[Work to be completed]: Print every entry, word for word, and skip the images.

[Record extracts]:
>>>

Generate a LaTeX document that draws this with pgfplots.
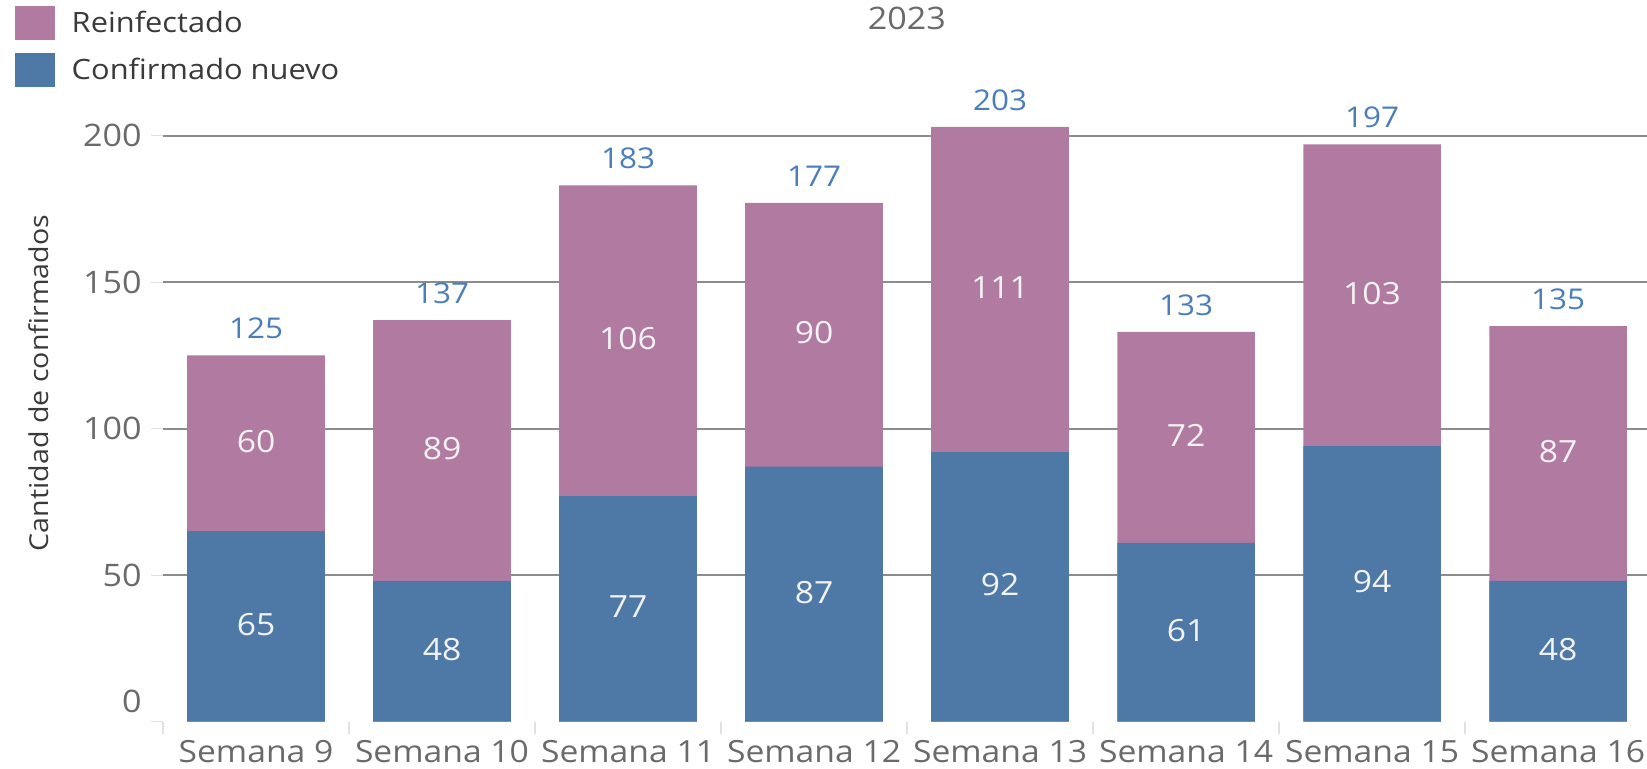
\documentclass[border=0pt]{standalone}
\usepackage{pgfplots}
\pgfplotsset{compat=1.18}
\usepackage{pgfplotstable}
\usepackage{fontspec}
\setmainfont{Open Sans}[FakeStretch=1.1]
\definecolor{pinkc}{HTML}{B07AA1}
\definecolor{bluec}{HTML}{4E79A7}
\definecolor{totc}{HTML}{4A7EBB}
\definecolor{gridc}{HTML}{8C8C8C}
\definecolor{tickc}{HTML}{6A6A6A}
\definecolor{legc}{HTML}{3A3A3A}
\definecolor{inbar}{HTML}{F2F2F2}
\pgfplotstableread{
x new reinf total
0 65 60 125
1 48 89 137
2 77 106 183
3 87 90 177
4 92 111 203
5 61 72 133
6 94 103 197
7 48 87 135
}\data
\newcommand{\fs}[1]{\fontsize{#1}{#1}\selectfont}
\begin{document}
\begin{tikzpicture}
\useasboundingbox (0,0) rectangle (823.5pt,384pt);
\begin{axis}[
  at={(81.5pt,23.2pt)}, anchor=south west,
  scale only axis, width=742pt, height=336.95pt,
  xmin=-0.5, xmax=7.478, ymin=0, ymax=230,
  clip=false,
  axis line style={draw=none},
  /pgf/number format/assume math mode=true,
  tick pos=left,
  tick align=outside,
  major tick length=6pt,
  tick style={color=black!12, line width=0.6pt},
  xtick={-0.5,0.5,1.5,2.5,3.5,4.5,5.5,6.5},
  xticklabels={Semana 9,Semana 10,Semana 11,Semana 12,Semana 13,Semana 14,Semana 15,Semana 16},
  xticklabel style={xshift=46.5pt, font=\fs{15.3}, text=tickc, yshift=0pt},
  ytick={50,100,150,200},
  yticklabel style={font=\fs{15.5}, text=tickc, xshift=-1.2pt},
  extra y ticks={0},
  extra y tick style={grid=none, yticklabel style={yshift=10pt}},
  ymajorgrids,
  major grid style={gridc, line width=1pt},
  ylabel={Cantidad de confirmados},
  ylabel style={at={(axis description cs:-0.0836,0.5025)}, anchor=center, font=\fs{13}, text=legc},
  title={2023},
  title style={at={(axis description cs:0.5013,1)}, anchor=center, yshift=8.7pt, font=\fs{15.5}, text=tickc},
  legend style={at={(axis description cs:-0.0997,1.0619)}, anchor=north west, draw=none, fill=none,
    font=\fs{14}, text=legc, inner sep=0pt, outer sep=0pt, row sep=6.75pt,
    nodes={inner sep=0pt}, column sep=8.35pt},
  legend cell align=left,
  legend image code/.code={\fill[#1] (0pt,-8.5pt) rectangle (20pt,8.5pt);},
]
\addlegendimage{fill=pinkc, draw=none}
\addlegendentry{Reinfectado}
\addlegendimage{fill=bluec, draw=none}
\addlegendentry{Confirmado nuevo}
\addplot[ybar, bar width=0.74, bar shift=0pt, fill=pinkc, draw=none, forget plot] table[x=x, y=total] {\data};
\addplot[ybar, bar width=0.74, bar shift=0pt, fill=bluec, draw=none, forget plot] table[x=x, y=new] {\data};
\addplot[draw=none, mark=none, forget plot, nodes near coords={\pgfplotspointmeta}, point meta=explicit symbolic,
  nodes near coords style={anchor=center, yshift=1pt, font=\fs{15.3}, text=inbar}]
  table[x=x, y expr=\thisrow{new}/2, meta=new] {\data};
\addplot[draw=none, mark=none, forget plot, nodes near coords={\pgfplotspointmeta}, point meta=explicit symbolic,
  nodes near coords style={anchor=center, yshift=1pt, font=\fs{15.3}, text=inbar}]
  table[x=x, y expr=\thisrow{new}+\thisrow{reinf}/2, meta=reinf] {\data};
\addplot[draw=none, mark=none, forget plot, nodes near coords={\pgfplotspointmeta}, point meta=explicit symbolic,
  nodes near coords style={anchor=south, inner sep=0pt, yshift=7.9pt, font=\fs{14.3}, text=totc}]
  table[x=x, y=total, meta=total] {\data};
\end{axis}
\end{tikzpicture}
\end{document}
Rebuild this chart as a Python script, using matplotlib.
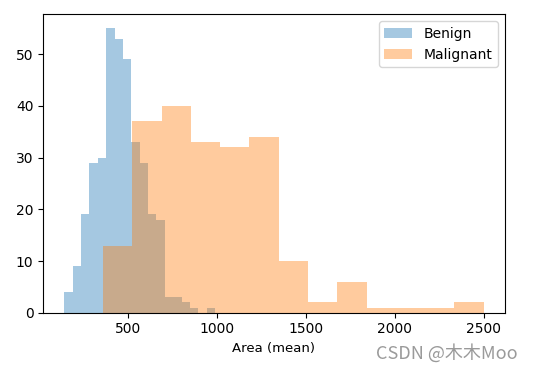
import numpy as np
import matplotlib
matplotlib.use("Agg")
import matplotlib.pyplot as plt

plt.rcParams['font.family'] = ['DejaVu Sans']

# Histogram data (counts)
benign_range = (143.5, 992.1)
benign_counts = [4, 9, 19, 29, 30, 55, 53, 49, 33, 29, 19, 18, 3, 3, 2, 1, 0, 1]
malignant_range = (361.6, 2501.0)
malignant_counts = [13, 37, 40, 33, 32, 34, 10, 2, 6, 1, 1, 1, 2]
labels = ["Benign", "Malignant"]
xlabel = "Area (mean)"
watermark = "CSDN @木木Moo"

fig = plt.figure(figsize=(5.33, 3.71), dpi=100)
ax = fig.add_axes([0.081, 0.157, 0.866, 0.805])

for rng, counts, lab, col in [(benign_range, benign_counts, labels[0], "C0"),
                              (malignant_range, malignant_counts, labels[1], "C1")]:
    edges = np.linspace(rng[0], rng[1], len(counts) + 1)
    centers = (edges[:-1] + edges[1:]) / 2
    ax.hist(centers, bins=edges, weights=counts, color=col, alpha=0.4, label=lab)

ax.set_xticks([500, 1000, 1500, 2000, 2500])
ax.set_yticks([0, 10, 20, 30, 40, 50])
ax.tick_params(labelsize=10)
ax.set_xlabel(xlabel, fontsize=9.5, labelpad=4)
ax.legend(loc="upper right", fontsize=10)

fig.text(0.972, 0.048, watermark, ha="right", va="center", fontsize=13,
         color="#9a9a9a", family=["Noto Sans CJK SC", "DejaVu Sans"],
         fontweight="light")

fig.savefig("out.png", dpi=100)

<<<

[Problem solution]:
Generate a LaTeX document that draws this with pgfplots.
\documentclass[border=0pt]{standalone}
\usepackage{pgfplots}
\pgfplotsset{compat=1.18}
\usepackage{pgfplotstable}
\usepackage{fontspec}
\setmainfont{Open Sans}[FakeStretch=1.1]
\definecolor{pinkc}{HTML}{B07AA1}
\definecolor{bluec}{HTML}{4E79A7}
\definecolor{totc}{HTML}{4A7EBB}
\definecolor{gridc}{HTML}{8C8C8C}
\definecolor{tickc}{HTML}{6A6A6A}
\definecolor{legc}{HTML}{3A3A3A}
\definecolor{inbar}{HTML}{F2F2F2}
\pgfplotstableread{
x new reinf total
0 65 60 125
1 48 89 137
2 77 106 183
3 87 90 177
4 92 111 203
5 61 72 133
6 94 103 197
7 48 87 135
}\data
\newcommand{\fs}[1]{\fontsize{#1}{#1}\selectfont}
\begin{document}
\begin{tikzpicture}
\useasboundingbox (0,0) rectangle (823.5pt,384pt);
\begin{axis}[
  at={(81.5pt,23.2pt)}, anchor=south west,
  scale only axis, width=742pt, height=336.95pt,
  xmin=-0.5, xmax=7.478, ymin=0, ymax=230,
  clip=false,
  axis line style={draw=none},
  /pgf/number format/assume math mode=true,
  tick pos=left,
  tick align=outside,
  major tick length=6pt,
  tick style={color=black!12, line width=0.6pt},
  xtick={-0.5,0.5,1.5,2.5,3.5,4.5,5.5,6.5},
  xticklabels={Semana 9,Semana 10,Semana 11,Semana 12,Semana 13,Semana 14,Semana 15,Semana 16},
  xticklabel style={xshift=46.5pt, font=\fs{15.3}, text=tickc, yshift=0pt},
  ytick={50,100,150,200},
  yticklabel style={font=\fs{15.5}, text=tickc, xshift=-1.2pt},
  extra y ticks={0},
  extra y tick style={grid=none, yticklabel style={yshift=10pt}},
  ymajorgrids,
  major grid style={gridc, line width=1pt},
  ylabel={Cantidad de confirmados},
  ylabel style={at={(axis description cs:-0.0836,0.5025)}, anchor=center, font=\fs{13}, text=legc},
  title={2023},
  title style={at={(axis description cs:0.5013,1)}, anchor=center, yshift=8.7pt, font=\fs{15.5}, text=tickc},
  legend style={at={(axis description cs:-0.0997,1.0619)}, anchor=north west, draw=none, fill=none,
    font=\fs{14}, text=legc, inner sep=0pt, outer sep=0pt, row sep=6.75pt,
    nodes={inner sep=0pt}, column sep=8.35pt},
  legend cell align=left,
  legend image code/.code={\fill[#1] (0pt,-8.5pt) rectangle (20pt,8.5pt);},
]
\addlegendimage{fill=pinkc, draw=none}
\addlegendentry{Reinfectado}
\addlegendimage{fill=bluec, draw=none}
\addlegendentry{Confirmado nuevo}
\addplot[ybar, bar width=0.74, bar shift=0pt, fill=pinkc, draw=none, forget plot] table[x=x, y=total] {\data};
\addplot[ybar, bar width=0.74, bar shift=0pt, fill=bluec, draw=none, forget plot] table[x=x, y=new] {\data};
\addplot[draw=none, mark=none, forget plot, nodes near coords={\pgfplotspointmeta}, point meta=explicit symbolic,
  nodes near coords style={anchor=center, yshift=1pt, font=\fs{15.3}, text=inbar}]
  table[x=x, y expr=\thisrow{new}/2, meta=new] {\data};
\addplot[draw=none, mark=none, forget plot, nodes near coords={\pgfplotspointmeta}, point meta=explicit symbolic,
  nodes near coords style={anchor=center, yshift=1pt, font=\fs{15.3}, text=inbar}]
  table[x=x, y expr=\thisrow{new}+\thisrow{reinf}/2, meta=reinf] {\data};
\addplot[draw=none, mark=none, forget plot, nodes near coords={\pgfplotspointmeta}, point meta=explicit symbolic,
  nodes near coords style={anchor=south, inner sep=0pt, yshift=7.9pt, font=\fs{14.3}, text=totc}]
  table[x=x, y=total, meta=total] {\data};
\end{axis}
\end{tikzpicture}
\end{document}
Rebuild this chart as a Python script, using matplotlib.
import numpy as np
import matplotlib
matplotlib.use("Agg")
import matplotlib.pyplot as plt

plt.rcParams['font.family'] = ['DejaVu Sans']

# Histogram data (counts)
benign_range = (143.5, 992.1)
benign_counts = [4, 9, 19, 29, 30, 55, 53, 49, 33, 29, 19, 18, 3, 3, 2, 1, 0, 1]
malignant_range = (361.6, 2501.0)
malignant_counts = [13, 37, 40, 33, 32, 34, 10, 2, 6, 1, 1, 1, 2]
labels = ["Benign", "Malignant"]
xlabel = "Area (mean)"
watermark = "CSDN @木木Moo"

fig = plt.figure(figsize=(5.33, 3.71), dpi=100)
ax = fig.add_axes([0.081, 0.157, 0.866, 0.805])

for rng, counts, lab, col in [(benign_range, benign_counts, labels[0], "C0"),
                              (malignant_range, malignant_counts, labels[1], "C1")]:
    edges = np.linspace(rng[0], rng[1], len(counts) + 1)
    centers = (edges[:-1] + edges[1:]) / 2
    ax.hist(centers, bins=edges, weights=counts, color=col, alpha=0.4, label=lab)

ax.set_xticks([500, 1000, 1500, 2000, 2500])
ax.set_yticks([0, 10, 20, 30, 40, 50])
ax.tick_params(labelsize=10)
ax.set_xlabel(xlabel, fontsize=9.5, labelpad=4)
ax.legend(loc="upper right", fontsize=10)

fig.text(0.972, 0.048, watermark, ha="right", va="center", fontsize=13,
         color="#9a9a9a", family=["Noto Sans CJK SC", "DejaVu Sans"],
         fontweight="light")

fig.savefig("out.png", dpi=100)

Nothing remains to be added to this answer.